Miré a un lado y a otro de la calle para percatarme de que nadie había contemplado la escena. Escondí el pollo debajo de mi camisa, tomé el reloj y regresé al campo. A la salida del pueblo existía una bodega hundida cuyo hundimiento había provocado un pequeño cráter que se usaba como basurero para arrojar latas y botellas. Allí arrojé el pollo y volví con mi secreto a la normalidad.

Dícese en la novela Rusa "Crimen y castigo" que siempre se vuelve al lugar del crimen. Eso me pasó a mí. Al regresar con las vacas, desvié unos metros mi trayectoria y me acerqué a ver el cadáver. ¡Cielos, no estaba!. Otra vez volvieron a cruzar mi cabeza las secuencias a una velocidad impresionante. ¡Bah, algún perro hambriento se lo habrá comido!. ¿Pero sin dejar ni siquiera rastro de plumas?. ¿Habrá visto alguien mis maniobras y, pensando que esto es un desperdicio, habrá cogido el pollo para añadirlo a su guisado?. ¿Será todo esto un sueño mío?. Pero, hete aquí que el pollo estaba vivo unos metros más adelante. Sin duda, yo había confundido un desvanecimiento con su muerte. El animal parecía completamente despistado, como si no supiera volver a casa. Movía la cabeza constantemente, y yo lo juzgaba como un síntoma de su despiste. Aunque, en realidad, hoy creo saber cuál era la auténtica causa: mi pedrada le había dejado tuerto y tenía que girar toda la cabeza para mirar alternativamente hacia un lado y hacia otro. Me dio pena y decidí ir a por él cuando cerrase las vacas y soltarlo cerca de su casa para que volviese con sus hermanos de pollada.

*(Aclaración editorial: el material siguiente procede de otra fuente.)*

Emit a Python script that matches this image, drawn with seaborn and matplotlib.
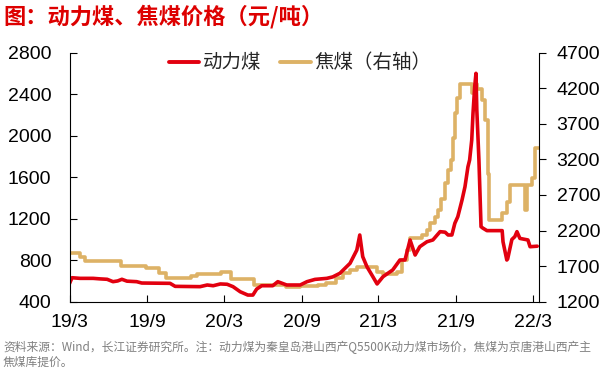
import matplotlib
matplotlib.use("Agg")
import matplotlib.pyplot as plt
import pandas as pd
import seaborn as sns
from matplotlib.lines import Line2D

# ---------------- data ----------------
thermal_dates = [
    "2019-03-01", "2019-03-07", "2019-03-26", "2019-04-26", "2019-05-12", "2019-05-29",
    "2019-06-12", "2019-06-23", "2019-07-03", "2019-07-15", "2019-08-07", "2019-08-19",
    "2019-10-25", "2019-11-06", "2020-01-04", "2020-01-21", "2020-02-04", "2020-02-21",
    "2020-03-08", "2020-03-22", "2020-04-08", "2020-04-26", "2020-05-08", "2020-05-17",
    "2020-05-29", "2020-06-24", "2020-07-06", "2020-07-27", "2020-08-28", "2020-09-13",
    "2020-10-02", "2020-10-30", "2020-11-13", "2020-11-30", "2020-12-24", "2021-01-09",
    "2021-01-16", "2021-01-23", "2021-02-02", "2021-02-16", "2021-02-26", "2021-03-12",
    "2021-04-04", "2021-04-21", "2021-05-03", "2021-05-15", "2021-05-27", "2021-06-07",
    "2021-06-24", "2021-07-08", "2021-07-25", "2021-08-06", "2021-08-13", "2021-08-22",
    "2021-08-29", "2021-09-05", "2021-09-15", "2021-09-22", "2021-09-29", "2021-10-03",
    "2021-10-08", "2021-10-11", "2021-10-15", "2021-10-18", "2021-10-20", "2021-10-25",
    "2021-10-30", "2021-11-03", "2021-11-13", "2021-12-19", "2021-12-21", "2021-12-30",
    "2022-01-01", "2022-01-11", "2022-01-18", "2022-01-23", "2022-01-30", "2022-02-18",
    "2022-02-23", "2022-03-12",
]
thermal_prices = [
    575, 631, 625, 625, 620, 616,
    593, 600, 616, 598, 593, 580,
    577, 548, 545, 561, 554, 571,
    568, 545, 496, 464, 464, 522,
    554, 554, 593, 561, 561, 593,
    615, 625, 639, 674, 770, 898,
    1043, 834, 737, 641, 571, 641,
    706, 802, 802, 995, 850, 930,
    978, 995, 1075, 1070, 1043, 1043,
    1156, 1219, 1380, 1508, 1700, 1766,
    1959, 2216, 2472, 2601, 2248, 1766,
    1123, 1110, 1085, 1085, 978, 802,
    812, 1000, 1027, 1075, 1010, 995,
    930, 935,
]

coking_dates = [
    "2019-03-01", "2019-03-26", "2019-04-07", "2019-07-01", "2019-08-28", "2019-09-29",
    "2019-10-15", "2019-12-14", "2019-12-28", "2020-02-23", "2020-03-17", "2020-05-11",
    "2020-07-25", "2020-08-28", "2020-10-09", "2020-10-28", "2020-11-21", "2020-12-07",
    "2020-12-24", "2021-01-09", "2021-02-26", "2021-03-12", "2021-04-14", "2021-04-26",
    "2021-05-08", "2021-05-15", "2021-06-12", "2021-06-24", "2021-07-01", "2021-07-13",
    "2021-07-20", "2021-07-27", "2021-08-06", "2021-08-13", "2021-08-20", "2021-08-25",
    "2021-08-29", "2021-09-03", "2021-09-10", "2021-10-09", "2021-10-16", "2021-10-20",
    "2021-11-01", "2021-11-08", "2021-11-15", "2021-11-17", "2021-12-19", "2021-12-30",
    "2022-01-07", "2022-02-11", "2022-02-16", "2022-02-28", "2022-03-07", "2022-03-15",
]
coking_prices = [
    1880, 1832, 1772, 1702, 1669, 1599,
    1529, 1561, 1585, 1613, 1515, 1435,
    1411, 1420, 1435, 1459, 1529, 1599,
    1646, 1692, 1620, 1590, 1620, 1786,
    1927, 2091, 2138, 2208, 2302, 2395,
    2489, 2650, 2864, 3051, 3192, 3497,
    3848, 4059, 4260, 4130, 4260, 4190,
    4035, 3754, 3000, 2348, 2442, 2606,
    2840, 2489, 2840, 2934, 3356, 3356,
]

tick_dates = ["2019-03-01", "2019-09-01", "2020-03-01", "2020-09-01",
              "2021-03-01", "2021-09-01", "2022-03-01"]
tick_labels = ["19/3", "19/9", "20/3", "20/9", "21/3", "21/9", "22/3"]
left_ticks = [400, 800, 1200, 1600, 2000, 2400, 2800]
right_ticks = [1200, 1700, 2200, 2700, 3200, 3700, 4200, 4700]
legend_labels = ["动力煤", "焦煤（右轴）"]
title_text = "图：动力煤、焦煤价格（元/吨）"
footer_text = ("资料来源：Wind，长江证券研究所。注：动力煤为秦皇岛港山西产Q5500K动力煤市场价，焦煤为京唐港山西产主\n"
               "焦煤库提价。")

# ---------------- style ----------------
RED = "#E2000F"
TAN = "#DDB266"
sns.set_style("ticks")
plt.rcParams["font.family"] = ["Liberation Sans", "Noto Sans CJK SC", "DejaVu Sans"]
plt.rcParams["axes.edgecolor"] = "black"
plt.rcParams["axes.linewidth"] = 0.8

thermal = pd.DataFrame({"date": pd.to_datetime(thermal_dates), "price": thermal_prices})
coking = pd.DataFrame({"date": pd.to_datetime(coking_dates), "price": coking_prices})

fig = plt.figure(figsize=(6.01, 3.68), dpi=100)
fig.patch.set_facecolor("white")
ax = fig.add_axes([69.5 / 601, 1 - 301.7 / 368, (538.5 - 69.5) / 601, (301.7 - 52.7) / 368])
ax2 = ax.twinx()

sns.lineplot(data=coking, x="date", y="price", ax=ax2, color=TAN, linewidth=2.6,
             drawstyle="steps-post", legend=False)
sns.lineplot(data=thermal, x="date", y="price", ax=ax, color=RED, linewidth=2.6,
             legend=False)

ax.set_zorder(ax2.get_zorder() + 1)
ax.patch.set_visible(False)

ax.set_xlim(pd.Timestamp("2019-03-01"), pd.Timestamp("2022-03-15"))
ax.set_ylim(400, 2800)
ax2.set_ylim(1200, 4700)
ax.set_xticks(pd.to_datetime(tick_dates))
ax.set_xticklabels(tick_labels)
ax.set_yticks(left_ticks)
ax2.set_yticks(right_ticks)
for a in (ax, ax2):
    a.set_xlabel("")
    a.set_ylabel("")
    a.spines["top"].set_visible(False)

ax.spines["right"].set_visible(False)
ax2.spines["left"].set_visible(False)
ax2.spines["bottom"].set_visible(False)

ax.tick_params(axis="y", direction="in", length=5, width=0.8, pad=13, labelsize=14, colors="black")
ax.tick_params(axis="x", direction="in", length=5, width=0.8, pad=9, labelsize=14, colors="black")
ax2.tick_params(axis="y", direction="out", length=5, width=0.8, pad=8, labelsize=14, colors="black")

handles = [Line2D([], [], color=RED, linewidth=2.8), Line2D([], [], color=TAN, linewidth=2.8)]
ax.legend(handles, legend_labels, loc="center", bbox_to_anchor=(300 / 601, 1 - 63 / 368),
          bbox_transform=fig.transFigure, ncol=2, frameon=False,
          prop={"family": ["Noto Sans CJK SC"], "size": 14},
          handlelength=1.55, handletextpad=0.2, columnspacing=1.0)

fig.text(3 / 601, 1 - 17 / 368, title_text, fontsize=16, fontweight="bold", color="#DD0000",
         family=["Noto Sans CJK SC"], ha="left", va="center")
fig.text(3 / 601, 1 - 341 / 368, footer_text, fontsize=8.5, color="#808080",
         family=["Noto Sans CJK SC"], ha="left", va="top", linespacing=1.15)

fig.savefig("out.png", dpi=100, facecolor="white")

Así lo hice: cuando até las vacas regresé a recoger al pollo. ¡Mierda!. Capturar en campo abierto a un pollo desconfiado por haber recibido una pedrada, es tarea imposible. Nunca conseguí acercarme a él menos de cinco metros. No me quedó más remedio que hacerle un corte de mangas y decirle: "Ahí te quedas".

Jamás supe si aquel pollo acertó, o no, a regresar a su casa. Nunca fui capaz de distinguir un pollo blanco de otro pollo blanco, y mi vecina tenía varios pollos blancos pululando por mi calle y otras calles aledañas.